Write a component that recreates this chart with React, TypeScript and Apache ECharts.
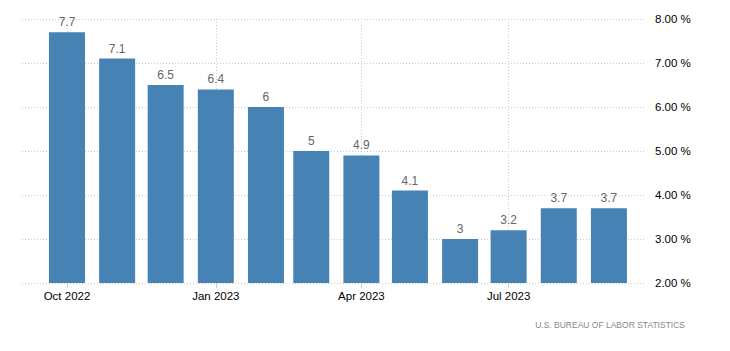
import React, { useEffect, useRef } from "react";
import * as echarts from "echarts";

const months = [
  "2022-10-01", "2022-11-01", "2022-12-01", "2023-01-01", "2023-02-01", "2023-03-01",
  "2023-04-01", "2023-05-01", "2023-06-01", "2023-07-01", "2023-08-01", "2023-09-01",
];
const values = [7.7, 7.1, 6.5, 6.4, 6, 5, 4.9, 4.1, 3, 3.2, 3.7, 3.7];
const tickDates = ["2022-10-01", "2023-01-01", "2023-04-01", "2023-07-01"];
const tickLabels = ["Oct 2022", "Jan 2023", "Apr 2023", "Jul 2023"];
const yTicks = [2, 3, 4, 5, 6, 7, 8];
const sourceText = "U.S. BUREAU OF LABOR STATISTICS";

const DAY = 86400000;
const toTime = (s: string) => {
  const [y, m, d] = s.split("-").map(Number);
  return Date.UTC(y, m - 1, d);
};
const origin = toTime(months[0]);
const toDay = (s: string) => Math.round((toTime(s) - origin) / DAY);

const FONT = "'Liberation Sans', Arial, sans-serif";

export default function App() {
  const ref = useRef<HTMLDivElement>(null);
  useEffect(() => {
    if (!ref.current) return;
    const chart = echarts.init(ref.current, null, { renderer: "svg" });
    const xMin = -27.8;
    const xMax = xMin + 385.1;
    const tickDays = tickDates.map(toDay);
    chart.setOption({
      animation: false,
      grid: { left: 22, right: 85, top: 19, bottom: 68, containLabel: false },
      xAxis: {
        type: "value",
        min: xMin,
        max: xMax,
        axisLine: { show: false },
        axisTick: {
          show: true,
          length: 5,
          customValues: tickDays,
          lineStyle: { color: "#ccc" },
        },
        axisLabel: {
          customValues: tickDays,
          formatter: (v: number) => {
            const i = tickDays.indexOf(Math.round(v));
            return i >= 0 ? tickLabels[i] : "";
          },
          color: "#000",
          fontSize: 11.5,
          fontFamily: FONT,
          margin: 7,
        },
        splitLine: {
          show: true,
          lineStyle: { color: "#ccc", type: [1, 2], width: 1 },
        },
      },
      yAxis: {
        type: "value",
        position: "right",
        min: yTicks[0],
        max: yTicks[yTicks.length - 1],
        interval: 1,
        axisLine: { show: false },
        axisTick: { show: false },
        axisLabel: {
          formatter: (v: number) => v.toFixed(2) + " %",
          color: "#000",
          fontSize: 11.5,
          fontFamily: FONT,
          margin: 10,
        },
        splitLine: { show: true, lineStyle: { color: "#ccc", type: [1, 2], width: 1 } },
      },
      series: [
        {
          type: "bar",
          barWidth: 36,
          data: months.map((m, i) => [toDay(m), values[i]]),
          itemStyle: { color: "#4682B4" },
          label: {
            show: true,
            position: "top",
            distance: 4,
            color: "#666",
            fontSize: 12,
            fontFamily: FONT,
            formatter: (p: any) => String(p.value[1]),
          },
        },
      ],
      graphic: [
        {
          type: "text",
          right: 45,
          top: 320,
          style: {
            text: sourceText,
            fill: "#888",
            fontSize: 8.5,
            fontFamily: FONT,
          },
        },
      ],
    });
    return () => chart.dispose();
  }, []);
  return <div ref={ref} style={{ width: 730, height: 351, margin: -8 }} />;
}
※ ※ ※
Set exercise :: Quote the material word for word, dropping any images it holds.

Exercise answer ::
Write a component that recreates this chart with React, TypeScript and Apache ECharts.
import React, { useEffect, useRef } from "react";
import * as echarts from "echarts";

const months = [
  "2022-10-01", "2022-11-01", "2022-12-01", "2023-01-01", "2023-02-01", "2023-03-01",
  "2023-04-01", "2023-05-01", "2023-06-01", "2023-07-01", "2023-08-01", "2023-09-01",
];
const values = [7.7, 7.1, 6.5, 6.4, 6, 5, 4.9, 4.1, 3, 3.2, 3.7, 3.7];
const tickDates = ["2022-10-01", "2023-01-01", "2023-04-01", "2023-07-01"];
const tickLabels = ["Oct 2022", "Jan 2023", "Apr 2023", "Jul 2023"];
const yTicks = [2, 3, 4, 5, 6, 7, 8];
const sourceText = "U.S. BUREAU OF LABOR STATISTICS";

const DAY = 86400000;
const toTime = (s: string) => {
  const [y, m, d] = s.split("-").map(Number);
  return Date.UTC(y, m - 1, d);
};
const origin = toTime(months[0]);
const toDay = (s: string) => Math.round((toTime(s) - origin) / DAY);

const FONT = "'Liberation Sans', Arial, sans-serif";

export default function App() {
  const ref = useRef<HTMLDivElement>(null);
  useEffect(() => {
    if (!ref.current) return;
    const chart = echarts.init(ref.current, null, { renderer: "svg" });
    const xMin = -27.8;
    const xMax = xMin + 385.1;
    const tickDays = tickDates.map(toDay);
    chart.setOption({
      animation: false,
      grid: { left: 22, right: 85, top: 19, bottom: 68, containLabel: false },
      xAxis: {
        type: "value",
        min: xMin,
        max: xMax,
        axisLine: { show: false },
        axisTick: {
          show: true,
          length: 5,
          customValues: tickDays,
          lineStyle: { color: "#ccc" },
        },
        axisLabel: {
          customValues: tickDays,
          formatter: (v: number) => {
            const i = tickDays.indexOf(Math.round(v));
            return i >= 0 ? tickLabels[i] : "";
          },
          color: "#000",
          fontSize: 11.5,
          fontFamily: FONT,
          margin: 7,
        },
        splitLine: {
          show: true,
          lineStyle: { color: "#ccc", type: [1, 2], width: 1 },
        },
      },
      yAxis: {
        type: "value",
        position: "right",
        min: yTicks[0],
        max: yTicks[yTicks.length - 1],
        interval: 1,
        axisLine: { show: false },
        axisTick: { show: false },
        axisLabel: {
          formatter: (v: number) => v.toFixed(2) + " %",
          color: "#000",
          fontSize: 11.5,
          fontFamily: FONT,
          margin: 10,
        },
        splitLine: { show: true, lineStyle: { color: "#ccc", type: [1, 2], width: 1 } },
      },
      series: [
        {
          type: "bar",
          barWidth: 36,
          data: months.map((m, i) => [toDay(m), values[i]]),
          itemStyle: { color: "#4682B4" },
          label: {
            show: true,
            position: "top",
            distance: 4,
            color: "#666",
            fontSize: 12,
            fontFamily: FONT,
            formatter: (p: any) => String(p.value[1]),
          },
        },
      ],
      graphic: [
        {
          type: "text",
          right: 45,
          top: 320,
          style: {
            text: sourceText,
            fill: "#888",
            fontSize: 8.5,
            fontFamily: FONT,
          },
        },
      ],
    });
    return () => chart.dispose();
  }, []);
  return <div ref={ref} style={{ width: 730, height: 351, margin: -8 }} />;
}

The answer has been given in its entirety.